▶ **The problem**:
Repeat the listing below in full, exactly as it stands.

******************************

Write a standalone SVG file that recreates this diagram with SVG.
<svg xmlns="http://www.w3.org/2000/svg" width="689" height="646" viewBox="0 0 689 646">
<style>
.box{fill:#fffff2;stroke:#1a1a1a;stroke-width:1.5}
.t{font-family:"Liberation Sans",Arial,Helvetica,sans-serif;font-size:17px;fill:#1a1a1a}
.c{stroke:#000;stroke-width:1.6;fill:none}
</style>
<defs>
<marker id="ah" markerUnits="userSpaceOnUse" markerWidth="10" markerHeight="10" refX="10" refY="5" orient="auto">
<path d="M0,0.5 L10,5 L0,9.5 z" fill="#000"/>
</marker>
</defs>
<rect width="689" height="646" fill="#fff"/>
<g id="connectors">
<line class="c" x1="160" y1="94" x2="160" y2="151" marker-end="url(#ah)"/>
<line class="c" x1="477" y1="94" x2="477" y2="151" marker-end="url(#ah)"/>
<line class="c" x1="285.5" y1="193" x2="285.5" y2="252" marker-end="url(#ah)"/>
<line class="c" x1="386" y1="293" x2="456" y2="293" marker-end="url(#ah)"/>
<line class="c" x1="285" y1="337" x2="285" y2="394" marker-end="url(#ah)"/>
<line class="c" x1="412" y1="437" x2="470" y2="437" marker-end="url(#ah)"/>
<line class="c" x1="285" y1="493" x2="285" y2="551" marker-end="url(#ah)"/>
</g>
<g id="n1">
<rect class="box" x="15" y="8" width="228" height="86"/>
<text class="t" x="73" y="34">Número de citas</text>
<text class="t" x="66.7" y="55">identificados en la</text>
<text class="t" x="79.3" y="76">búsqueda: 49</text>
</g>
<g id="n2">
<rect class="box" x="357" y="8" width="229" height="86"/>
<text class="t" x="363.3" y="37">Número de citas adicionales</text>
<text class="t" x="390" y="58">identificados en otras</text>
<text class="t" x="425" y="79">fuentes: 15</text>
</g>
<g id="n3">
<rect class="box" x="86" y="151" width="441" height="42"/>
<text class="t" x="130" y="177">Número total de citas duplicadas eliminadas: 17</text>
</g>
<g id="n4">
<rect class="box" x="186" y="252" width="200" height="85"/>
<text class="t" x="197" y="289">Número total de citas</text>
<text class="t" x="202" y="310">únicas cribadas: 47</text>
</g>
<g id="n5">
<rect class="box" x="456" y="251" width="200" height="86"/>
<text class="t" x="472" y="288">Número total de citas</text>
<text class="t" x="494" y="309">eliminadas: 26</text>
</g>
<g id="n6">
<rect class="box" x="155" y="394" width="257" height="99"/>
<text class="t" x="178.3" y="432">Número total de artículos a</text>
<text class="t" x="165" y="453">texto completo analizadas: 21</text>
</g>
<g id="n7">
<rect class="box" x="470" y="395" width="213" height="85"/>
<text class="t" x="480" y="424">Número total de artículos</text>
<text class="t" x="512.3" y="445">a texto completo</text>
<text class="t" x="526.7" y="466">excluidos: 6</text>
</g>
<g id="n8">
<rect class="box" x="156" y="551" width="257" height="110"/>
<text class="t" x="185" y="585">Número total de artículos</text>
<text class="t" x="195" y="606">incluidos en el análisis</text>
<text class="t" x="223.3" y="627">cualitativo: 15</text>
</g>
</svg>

******************************

▶ **Solution below**:
Write a standalone SVG file that recreates this diagram with SVG.
<svg xmlns="http://www.w3.org/2000/svg" width="689" height="646" viewBox="0 0 689 646">
<style>
.box{fill:#fffff2;stroke:#1a1a1a;stroke-width:1.5}
.t{font-family:"Liberation Sans",Arial,Helvetica,sans-serif;font-size:17px;fill:#1a1a1a}
.c{stroke:#000;stroke-width:1.6;fill:none}
</style>
<defs>
<marker id="ah" markerUnits="userSpaceOnUse" markerWidth="10" markerHeight="10" refX="10" refY="5" orient="auto">
<path d="M0,0.5 L10,5 L0,9.5 z" fill="#000"/>
</marker>
</defs>
<rect width="689" height="646" fill="#fff"/>
<g id="connectors">
<line class="c" x1="160" y1="94" x2="160" y2="151" marker-end="url(#ah)"/>
<line class="c" x1="477" y1="94" x2="477" y2="151" marker-end="url(#ah)"/>
<line class="c" x1="285.5" y1="193" x2="285.5" y2="252" marker-end="url(#ah)"/>
<line class="c" x1="386" y1="293" x2="456" y2="293" marker-end="url(#ah)"/>
<line class="c" x1="285" y1="337" x2="285" y2="394" marker-end="url(#ah)"/>
<line class="c" x1="412" y1="437" x2="470" y2="437" marker-end="url(#ah)"/>
<line class="c" x1="285" y1="493" x2="285" y2="551" marker-end="url(#ah)"/>
</g>
<g id="n1">
<rect class="box" x="15" y="8" width="228" height="86"/>
<text class="t" x="73" y="34">Número de citas</text>
<text class="t" x="66.7" y="55">identificados en la</text>
<text class="t" x="79.3" y="76">búsqueda: 49</text>
</g>
<g id="n2">
<rect class="box" x="357" y="8" width="229" height="86"/>
<text class="t" x="363.3" y="37">Número de citas adicionales</text>
<text class="t" x="390" y="58">identificados en otras</text>
<text class="t" x="425" y="79">fuentes: 15</text>
</g>
<g id="n3">
<rect class="box" x="86" y="151" width="441" height="42"/>
<text class="t" x="130" y="177">Número total de citas duplicadas eliminadas: 17</text>
</g>
<g id="n4">
<rect class="box" x="186" y="252" width="200" height="85"/>
<text class="t" x="197" y="289">Número total de citas</text>
<text class="t" x="202" y="310">únicas cribadas: 47</text>
</g>
<g id="n5">
<rect class="box" x="456" y="251" width="200" height="86"/>
<text class="t" x="472" y="288">Número total de citas</text>
<text class="t" x="494" y="309">eliminadas: 26</text>
</g>
<g id="n6">
<rect class="box" x="155" y="394" width="257" height="99"/>
<text class="t" x="178.3" y="432">Número total de artículos a</text>
<text class="t" x="165" y="453">texto completo analizadas: 21</text>
</g>
<g id="n7">
<rect class="box" x="470" y="395" width="213" height="85"/>
<text class="t" x="480" y="424">Número total de artículos</text>
<text class="t" x="512.3" y="445">a texto completo</text>
<text class="t" x="526.7" y="466">excluidos: 6</text>
</g>
<g id="n8">
<rect class="box" x="156" y="551" width="257" height="110"/>
<text class="t" x="185" y="585">Número total de artículos</text>
<text class="t" x="195" y="606">incluidos en el análisis</text>
<text class="t" x="223.3" y="627">cualitativo: 15</text>
</g>
</svg>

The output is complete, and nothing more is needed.